Evidemment, Godzilla va aussitôt, sous l’œil ravi des scientifiques, du journaliste, et de la tarzanne, prendre en main l’éducation du chiard reptilien, en lui apprenant notamment à cracher du feu (il n’arrive tout d’abord qu’à cracher des ronds de fumée).
C’est là que le film quitte le domaine de la S-F ringarde pour prendre une autre dimension, totalement surréaliste : nous n’avons plus devant nous un film de Godzilla, mais une succession de saynètes digne du « Village dans les nuages » ou du « Manège enchanté ». L’auteur de ces lignes vous avouera avoir le cœur tendre, et une tendance à retomber parfois en enfance : aussi ne saurait-on vous dire ici si le mini-Godzilla, ses petits cris (« Awouh, awouh ! ») et les scènes de son apprentissage, sont horripilantes, attendrissantes, ridicules, charmantes, ou tout ça à la fois ! « Le Fils de Godzilla » défie les catégories, et se situe parfois au-delà des mots, tant il transcende toute notion de crédibilité et de bon goût.
Heureusement, les gigamantes se repointent régulièrement pour essayer de manger le mini-Godzilla ; papa Godzilla intervient naturellement, ce qui nous vaut des scènes délicieusement nanardes de matches de catch entre monstres caoutchouteux. Un autre adversaire va cependant surgir en la personne de l’Aragne.
Qu’est-ce que l’Aragne, se demande le Professeur Suzumi, en voyant ce nom dans le journal du père de la Tarzanne. Il faut que ce soit la sauvageonne qui vienne lui expliquer qu’il s’agit d’une araignée géante (bravo les savants, de plus en plus forts !), laquelle va bien évidemment être accidentellement réveillée par le mini-Godzilla, et donner lieu à une baston désopilante, avant un épilogue à la fois inhabituel et malgré tout disneyien en diable.
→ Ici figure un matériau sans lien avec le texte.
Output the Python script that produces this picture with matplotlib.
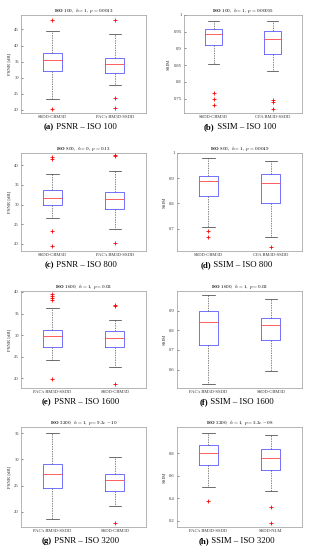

Capilotade complète du Kaiju Eiga, « Le Fils du Godzilla » n’en garde pas moins un charme sympathique qui, s’il est parfois agaçant pour les spectateurs de plus de huit ans (ou n’ayant pas gardé leur âme d’enfant), participe de sa légèreté nanarde. A la fois curiosité exotique et gentil petit nanar, ce film de Jun Fukuda (réalisateur à tout faire de la Toho), offre des moments d’une ringardise exemplaire, que ce soit dans les scènes de monstres, ou dans les scènes mettant en scène les humains : la naïveté des personnages, le surjeu des acteurs, suffisent à eux seuls à ôter toute crédibilité à un film qui, de toute manière, n’aspirait certainement pas à en avoir.